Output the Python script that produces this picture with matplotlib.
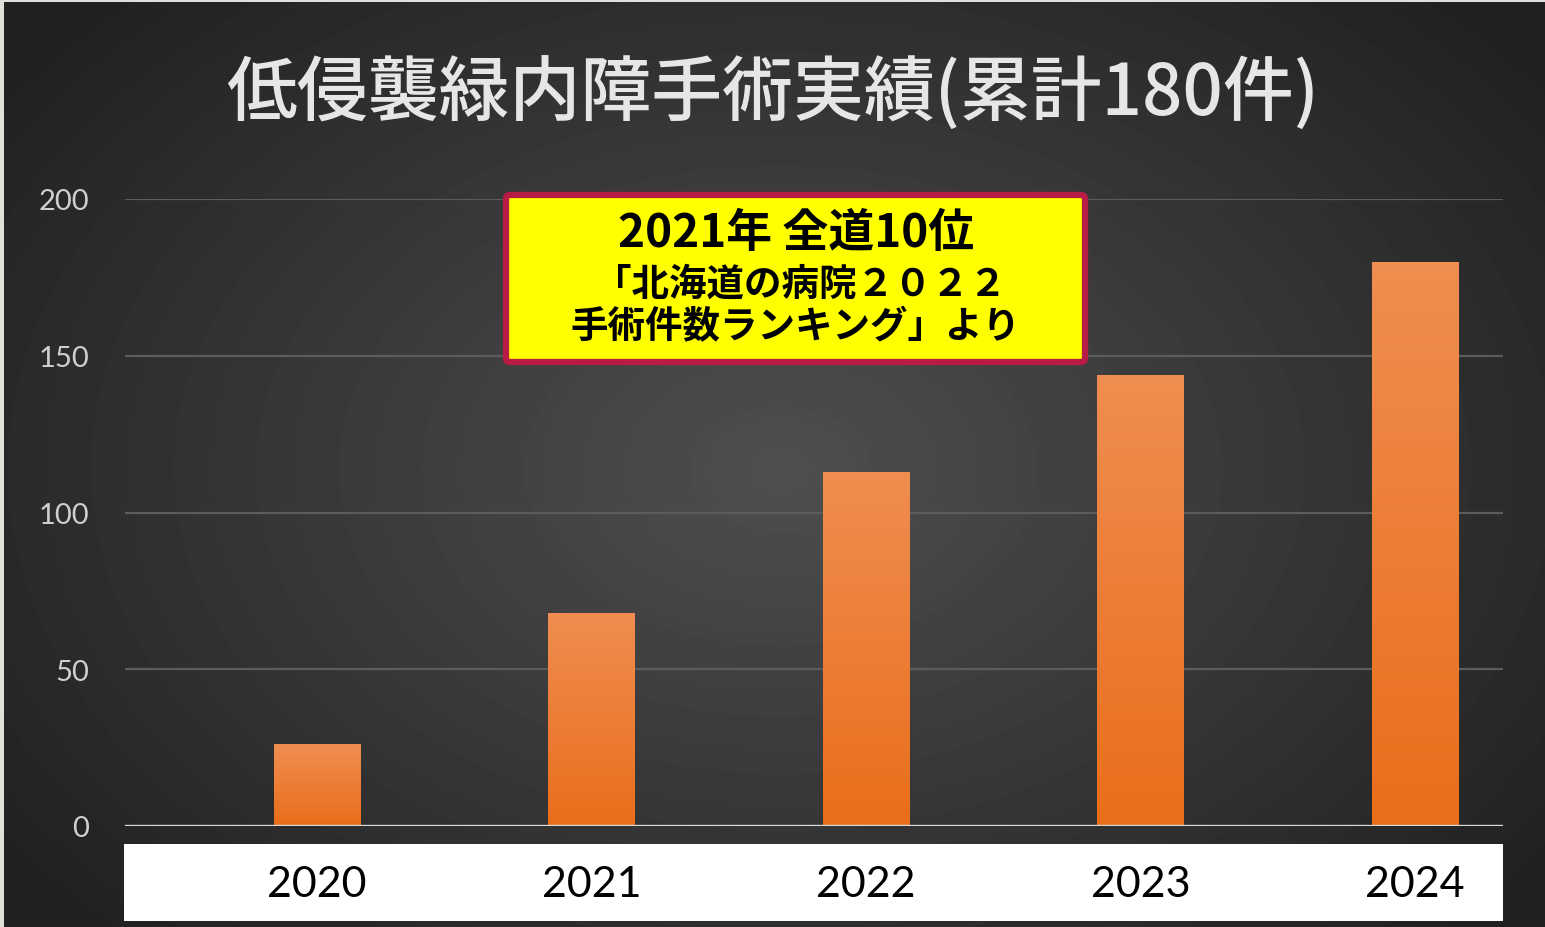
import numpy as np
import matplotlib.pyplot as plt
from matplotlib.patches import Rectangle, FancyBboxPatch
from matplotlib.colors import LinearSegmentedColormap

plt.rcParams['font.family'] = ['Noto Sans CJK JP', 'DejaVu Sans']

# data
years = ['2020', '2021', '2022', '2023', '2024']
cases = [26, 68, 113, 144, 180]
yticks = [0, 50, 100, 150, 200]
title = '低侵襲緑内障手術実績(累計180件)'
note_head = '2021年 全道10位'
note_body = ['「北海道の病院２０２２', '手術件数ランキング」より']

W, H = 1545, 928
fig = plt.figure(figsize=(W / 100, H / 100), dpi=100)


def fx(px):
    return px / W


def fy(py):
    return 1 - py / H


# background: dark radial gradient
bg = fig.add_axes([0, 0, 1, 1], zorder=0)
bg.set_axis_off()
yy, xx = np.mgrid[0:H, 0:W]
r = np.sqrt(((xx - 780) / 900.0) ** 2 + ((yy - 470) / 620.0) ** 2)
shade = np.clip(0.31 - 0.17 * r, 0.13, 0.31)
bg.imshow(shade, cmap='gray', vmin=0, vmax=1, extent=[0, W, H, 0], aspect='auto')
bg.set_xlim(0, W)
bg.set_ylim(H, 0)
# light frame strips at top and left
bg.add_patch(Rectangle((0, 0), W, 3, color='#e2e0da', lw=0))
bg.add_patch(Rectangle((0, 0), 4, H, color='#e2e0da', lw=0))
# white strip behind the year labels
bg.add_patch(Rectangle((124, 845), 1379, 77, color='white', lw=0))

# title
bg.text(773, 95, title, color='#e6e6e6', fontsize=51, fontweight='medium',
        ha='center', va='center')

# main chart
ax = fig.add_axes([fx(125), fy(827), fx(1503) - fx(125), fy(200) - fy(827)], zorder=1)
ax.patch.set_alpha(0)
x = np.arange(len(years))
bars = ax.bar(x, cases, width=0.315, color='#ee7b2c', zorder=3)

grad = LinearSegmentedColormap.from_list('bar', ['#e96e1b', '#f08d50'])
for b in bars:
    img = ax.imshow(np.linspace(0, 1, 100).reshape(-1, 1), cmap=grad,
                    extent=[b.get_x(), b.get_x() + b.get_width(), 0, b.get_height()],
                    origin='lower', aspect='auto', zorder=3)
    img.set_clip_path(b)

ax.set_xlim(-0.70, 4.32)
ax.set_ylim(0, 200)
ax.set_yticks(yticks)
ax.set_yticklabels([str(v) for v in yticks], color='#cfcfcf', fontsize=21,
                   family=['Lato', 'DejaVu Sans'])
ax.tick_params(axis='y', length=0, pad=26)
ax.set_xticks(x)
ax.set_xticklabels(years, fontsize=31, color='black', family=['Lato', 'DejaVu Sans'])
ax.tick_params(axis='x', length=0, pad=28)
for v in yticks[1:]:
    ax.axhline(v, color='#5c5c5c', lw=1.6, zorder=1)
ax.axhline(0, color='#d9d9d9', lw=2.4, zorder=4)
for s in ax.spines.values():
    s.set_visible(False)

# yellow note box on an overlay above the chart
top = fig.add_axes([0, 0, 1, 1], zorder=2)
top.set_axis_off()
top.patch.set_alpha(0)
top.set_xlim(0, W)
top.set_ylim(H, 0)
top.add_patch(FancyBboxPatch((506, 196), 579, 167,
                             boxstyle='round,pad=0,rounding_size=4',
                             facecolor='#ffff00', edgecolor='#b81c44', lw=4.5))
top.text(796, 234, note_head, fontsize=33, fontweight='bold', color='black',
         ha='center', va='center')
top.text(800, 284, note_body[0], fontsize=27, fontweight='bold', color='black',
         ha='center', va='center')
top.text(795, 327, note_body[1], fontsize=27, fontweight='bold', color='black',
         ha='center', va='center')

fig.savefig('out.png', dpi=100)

━━━━

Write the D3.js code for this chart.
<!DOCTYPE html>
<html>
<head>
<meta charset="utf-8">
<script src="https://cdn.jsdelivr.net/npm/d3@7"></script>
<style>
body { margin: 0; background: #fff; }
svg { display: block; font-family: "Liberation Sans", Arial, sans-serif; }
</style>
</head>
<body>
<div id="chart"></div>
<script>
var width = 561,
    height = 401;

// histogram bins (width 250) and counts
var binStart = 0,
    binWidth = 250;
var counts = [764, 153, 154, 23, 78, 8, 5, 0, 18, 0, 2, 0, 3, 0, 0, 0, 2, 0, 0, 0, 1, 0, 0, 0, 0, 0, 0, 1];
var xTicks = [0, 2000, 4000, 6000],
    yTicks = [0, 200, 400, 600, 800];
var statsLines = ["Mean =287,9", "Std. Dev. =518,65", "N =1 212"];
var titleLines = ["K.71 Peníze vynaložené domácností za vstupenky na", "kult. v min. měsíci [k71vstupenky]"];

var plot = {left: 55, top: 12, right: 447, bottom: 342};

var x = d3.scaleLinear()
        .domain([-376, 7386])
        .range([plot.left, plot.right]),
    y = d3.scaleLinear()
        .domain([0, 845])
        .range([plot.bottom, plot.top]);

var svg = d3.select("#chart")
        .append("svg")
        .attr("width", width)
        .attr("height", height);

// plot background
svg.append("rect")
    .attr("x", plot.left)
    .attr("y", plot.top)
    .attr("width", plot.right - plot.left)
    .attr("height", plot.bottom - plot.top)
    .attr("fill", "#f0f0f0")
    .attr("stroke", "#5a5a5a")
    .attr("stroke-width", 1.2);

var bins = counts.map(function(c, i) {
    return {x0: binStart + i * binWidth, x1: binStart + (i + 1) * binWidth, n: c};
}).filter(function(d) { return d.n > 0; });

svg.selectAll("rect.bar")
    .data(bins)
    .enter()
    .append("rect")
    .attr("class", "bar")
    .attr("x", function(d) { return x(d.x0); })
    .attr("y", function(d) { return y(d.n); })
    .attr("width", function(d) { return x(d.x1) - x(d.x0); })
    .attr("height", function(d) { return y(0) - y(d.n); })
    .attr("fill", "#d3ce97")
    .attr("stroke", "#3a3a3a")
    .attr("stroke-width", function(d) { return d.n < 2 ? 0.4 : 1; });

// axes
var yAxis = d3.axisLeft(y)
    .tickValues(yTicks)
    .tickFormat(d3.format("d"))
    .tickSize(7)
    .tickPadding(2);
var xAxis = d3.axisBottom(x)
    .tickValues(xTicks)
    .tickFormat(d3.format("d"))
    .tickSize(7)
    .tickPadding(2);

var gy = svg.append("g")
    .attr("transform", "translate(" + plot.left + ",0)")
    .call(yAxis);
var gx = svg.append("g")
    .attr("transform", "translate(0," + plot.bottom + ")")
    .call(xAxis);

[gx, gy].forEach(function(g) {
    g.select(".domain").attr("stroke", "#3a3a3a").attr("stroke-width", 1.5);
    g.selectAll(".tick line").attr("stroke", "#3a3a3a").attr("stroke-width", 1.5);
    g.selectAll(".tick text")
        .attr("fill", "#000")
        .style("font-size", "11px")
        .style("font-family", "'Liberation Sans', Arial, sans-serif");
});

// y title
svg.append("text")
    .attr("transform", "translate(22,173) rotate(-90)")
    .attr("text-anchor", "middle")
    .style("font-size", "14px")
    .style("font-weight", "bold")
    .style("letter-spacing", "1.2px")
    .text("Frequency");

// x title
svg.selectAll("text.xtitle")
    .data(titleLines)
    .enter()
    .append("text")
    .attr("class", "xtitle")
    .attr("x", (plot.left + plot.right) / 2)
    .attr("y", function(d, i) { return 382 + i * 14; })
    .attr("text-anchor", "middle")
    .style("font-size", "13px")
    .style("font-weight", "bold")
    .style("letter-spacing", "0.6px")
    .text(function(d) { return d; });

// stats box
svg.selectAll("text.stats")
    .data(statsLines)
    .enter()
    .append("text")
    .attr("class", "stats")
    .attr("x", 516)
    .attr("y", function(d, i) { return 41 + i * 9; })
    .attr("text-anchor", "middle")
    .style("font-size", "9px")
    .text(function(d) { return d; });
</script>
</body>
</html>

━━━━

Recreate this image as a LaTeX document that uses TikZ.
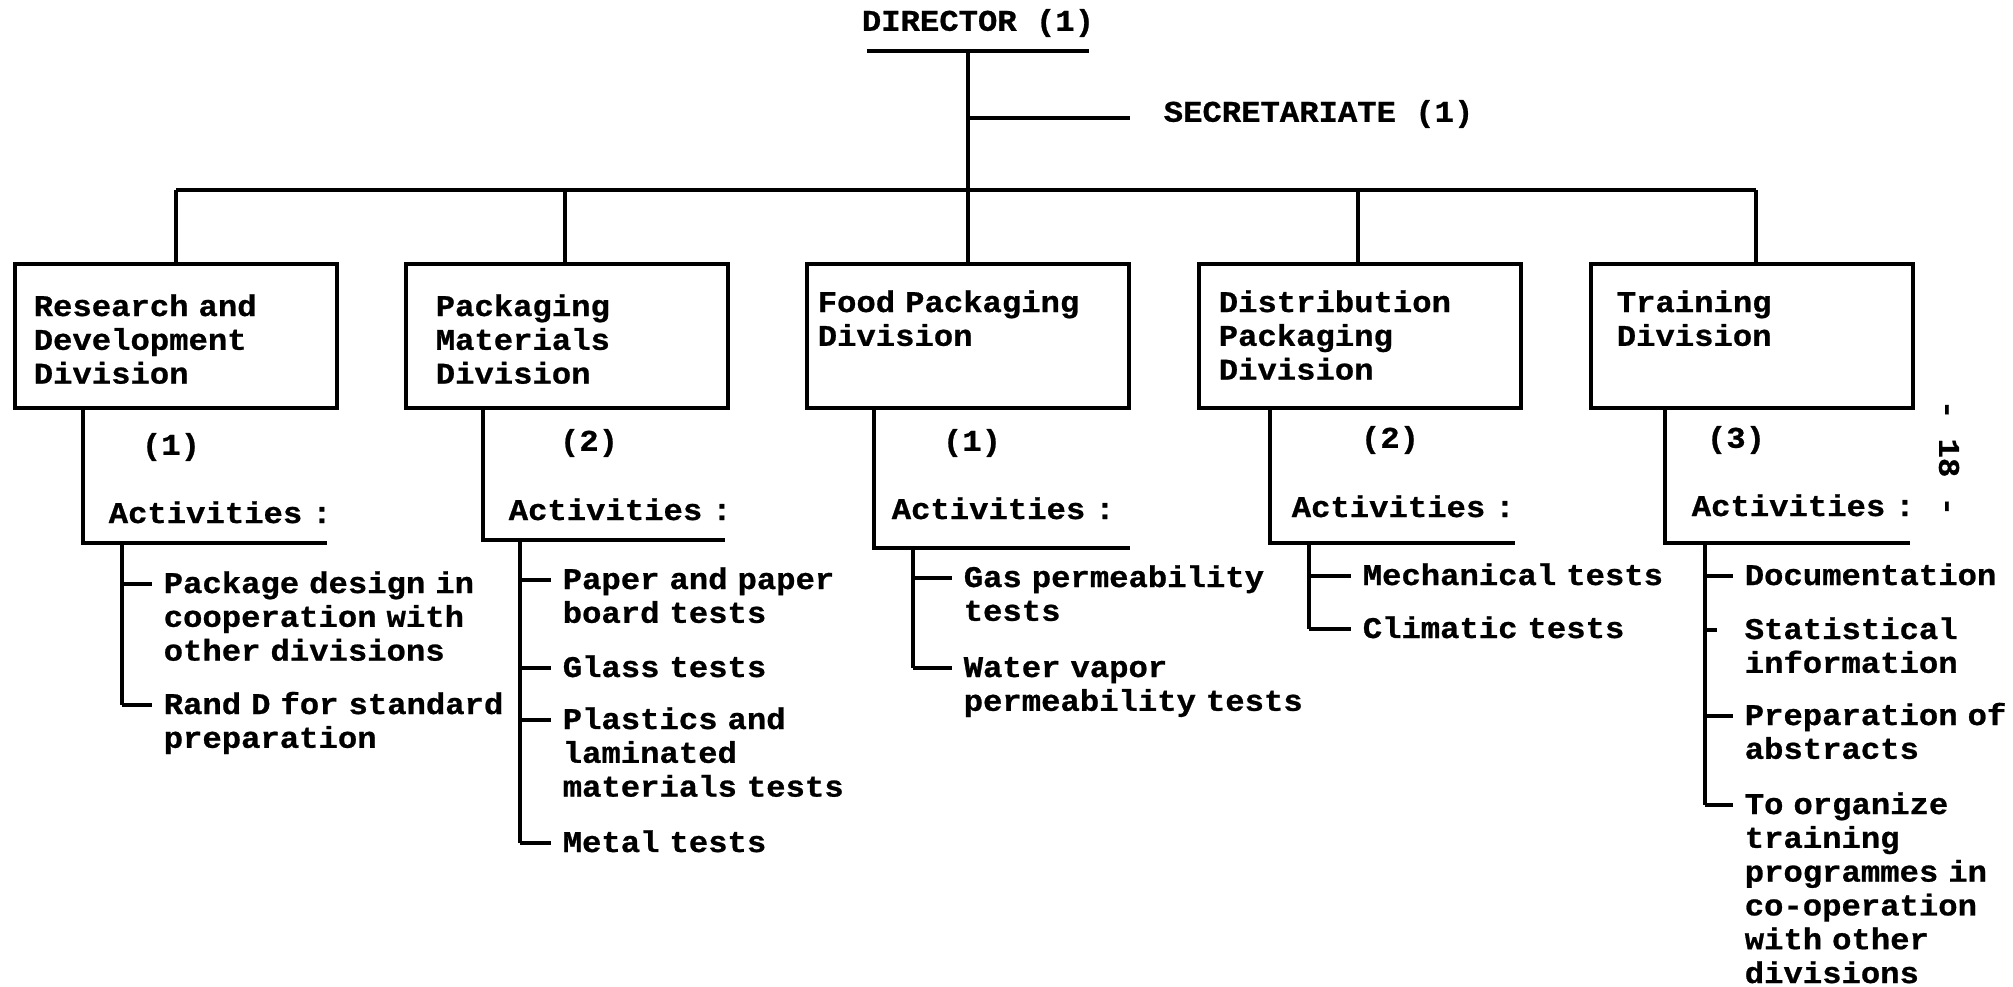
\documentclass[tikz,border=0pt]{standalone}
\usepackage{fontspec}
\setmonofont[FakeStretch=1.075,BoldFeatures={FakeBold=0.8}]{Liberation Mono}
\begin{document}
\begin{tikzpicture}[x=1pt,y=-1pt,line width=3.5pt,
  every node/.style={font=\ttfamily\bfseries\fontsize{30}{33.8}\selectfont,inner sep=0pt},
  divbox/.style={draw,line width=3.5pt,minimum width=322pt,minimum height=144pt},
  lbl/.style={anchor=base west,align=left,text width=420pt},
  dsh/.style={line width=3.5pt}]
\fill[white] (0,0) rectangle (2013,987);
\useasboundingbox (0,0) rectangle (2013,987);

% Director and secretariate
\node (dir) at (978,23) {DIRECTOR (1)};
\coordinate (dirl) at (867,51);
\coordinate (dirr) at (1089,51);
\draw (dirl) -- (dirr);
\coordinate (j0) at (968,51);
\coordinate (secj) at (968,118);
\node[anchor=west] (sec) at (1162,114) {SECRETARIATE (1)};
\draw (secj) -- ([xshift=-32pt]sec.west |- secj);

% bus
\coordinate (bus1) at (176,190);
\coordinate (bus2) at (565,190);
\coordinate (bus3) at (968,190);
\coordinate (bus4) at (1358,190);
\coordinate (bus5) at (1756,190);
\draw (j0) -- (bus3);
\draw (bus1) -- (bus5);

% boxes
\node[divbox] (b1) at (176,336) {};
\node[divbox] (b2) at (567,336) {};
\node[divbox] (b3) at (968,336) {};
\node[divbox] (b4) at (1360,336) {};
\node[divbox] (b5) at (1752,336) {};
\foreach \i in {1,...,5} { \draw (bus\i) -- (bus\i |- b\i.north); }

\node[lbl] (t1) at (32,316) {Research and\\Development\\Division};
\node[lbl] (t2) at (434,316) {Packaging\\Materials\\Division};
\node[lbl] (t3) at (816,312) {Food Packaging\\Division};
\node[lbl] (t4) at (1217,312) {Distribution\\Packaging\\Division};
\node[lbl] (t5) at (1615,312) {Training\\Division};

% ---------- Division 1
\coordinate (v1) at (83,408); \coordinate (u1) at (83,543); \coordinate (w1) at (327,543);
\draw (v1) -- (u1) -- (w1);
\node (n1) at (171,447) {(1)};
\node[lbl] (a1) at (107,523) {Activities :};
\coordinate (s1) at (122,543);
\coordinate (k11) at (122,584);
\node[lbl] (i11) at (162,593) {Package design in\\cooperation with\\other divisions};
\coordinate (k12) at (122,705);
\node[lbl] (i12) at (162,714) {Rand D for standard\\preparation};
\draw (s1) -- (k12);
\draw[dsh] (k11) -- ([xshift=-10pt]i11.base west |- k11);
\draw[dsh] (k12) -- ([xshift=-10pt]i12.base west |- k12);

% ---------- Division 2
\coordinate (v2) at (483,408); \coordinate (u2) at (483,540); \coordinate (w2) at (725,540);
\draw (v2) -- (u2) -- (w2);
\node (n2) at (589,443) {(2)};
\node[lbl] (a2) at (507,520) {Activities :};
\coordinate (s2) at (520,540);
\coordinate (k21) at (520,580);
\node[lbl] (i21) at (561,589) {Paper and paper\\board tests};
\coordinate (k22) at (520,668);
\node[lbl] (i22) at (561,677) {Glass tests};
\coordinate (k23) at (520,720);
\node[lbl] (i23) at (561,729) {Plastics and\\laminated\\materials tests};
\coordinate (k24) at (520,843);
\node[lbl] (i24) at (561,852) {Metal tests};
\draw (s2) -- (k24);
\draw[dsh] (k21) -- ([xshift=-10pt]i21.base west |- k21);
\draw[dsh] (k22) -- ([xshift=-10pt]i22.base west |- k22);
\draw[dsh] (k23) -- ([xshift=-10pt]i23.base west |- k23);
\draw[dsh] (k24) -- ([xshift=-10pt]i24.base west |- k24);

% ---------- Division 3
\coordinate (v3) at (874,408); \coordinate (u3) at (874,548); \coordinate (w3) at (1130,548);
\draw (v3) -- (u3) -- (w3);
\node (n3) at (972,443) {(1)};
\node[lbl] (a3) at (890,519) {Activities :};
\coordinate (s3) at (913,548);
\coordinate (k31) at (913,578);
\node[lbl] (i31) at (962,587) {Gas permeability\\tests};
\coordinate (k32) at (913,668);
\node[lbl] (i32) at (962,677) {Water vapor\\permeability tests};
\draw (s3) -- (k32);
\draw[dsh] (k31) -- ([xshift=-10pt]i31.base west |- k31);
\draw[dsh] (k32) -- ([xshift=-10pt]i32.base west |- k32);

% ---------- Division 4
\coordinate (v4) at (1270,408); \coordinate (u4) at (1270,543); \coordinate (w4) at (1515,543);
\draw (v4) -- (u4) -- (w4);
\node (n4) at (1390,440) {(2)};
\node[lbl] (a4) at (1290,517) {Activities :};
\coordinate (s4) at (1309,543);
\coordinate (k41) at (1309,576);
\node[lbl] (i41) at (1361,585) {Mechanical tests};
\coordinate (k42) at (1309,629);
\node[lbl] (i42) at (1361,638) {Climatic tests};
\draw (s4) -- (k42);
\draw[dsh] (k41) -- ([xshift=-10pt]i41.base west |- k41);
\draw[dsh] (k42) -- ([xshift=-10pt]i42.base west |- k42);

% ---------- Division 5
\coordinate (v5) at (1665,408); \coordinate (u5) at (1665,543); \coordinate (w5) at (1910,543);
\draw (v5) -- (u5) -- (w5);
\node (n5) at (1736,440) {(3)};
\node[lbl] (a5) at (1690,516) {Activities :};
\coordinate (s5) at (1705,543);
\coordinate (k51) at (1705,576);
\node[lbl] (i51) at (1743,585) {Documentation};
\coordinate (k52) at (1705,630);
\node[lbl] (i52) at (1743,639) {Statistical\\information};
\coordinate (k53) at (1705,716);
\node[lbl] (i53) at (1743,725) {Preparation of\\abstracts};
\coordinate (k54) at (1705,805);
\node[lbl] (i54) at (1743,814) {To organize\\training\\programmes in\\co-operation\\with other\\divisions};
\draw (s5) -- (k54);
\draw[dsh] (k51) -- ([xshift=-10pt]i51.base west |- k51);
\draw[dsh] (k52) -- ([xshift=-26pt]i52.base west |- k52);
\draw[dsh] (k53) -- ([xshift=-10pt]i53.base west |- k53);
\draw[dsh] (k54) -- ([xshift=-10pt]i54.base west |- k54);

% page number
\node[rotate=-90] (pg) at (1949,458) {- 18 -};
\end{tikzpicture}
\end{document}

━━━━

» **Your task**
Pictures excluded, give again exactly and only the lines of the material above from the line with "Output the Python" through the line with "plt.rcParams['font.family'] = ['Noto".

» **Solution to the exercise**
Output the Python script that produces this picture with matplotlib.
import numpy as np
import matplotlib.pyplot as plt
from matplotlib.patches import Rectangle, FancyBboxPatch
from matplotlib.colors import LinearSegmentedColormap

plt.rcParams['font.family'] = ['Noto Sans CJK JP', 'DejaVu Sans']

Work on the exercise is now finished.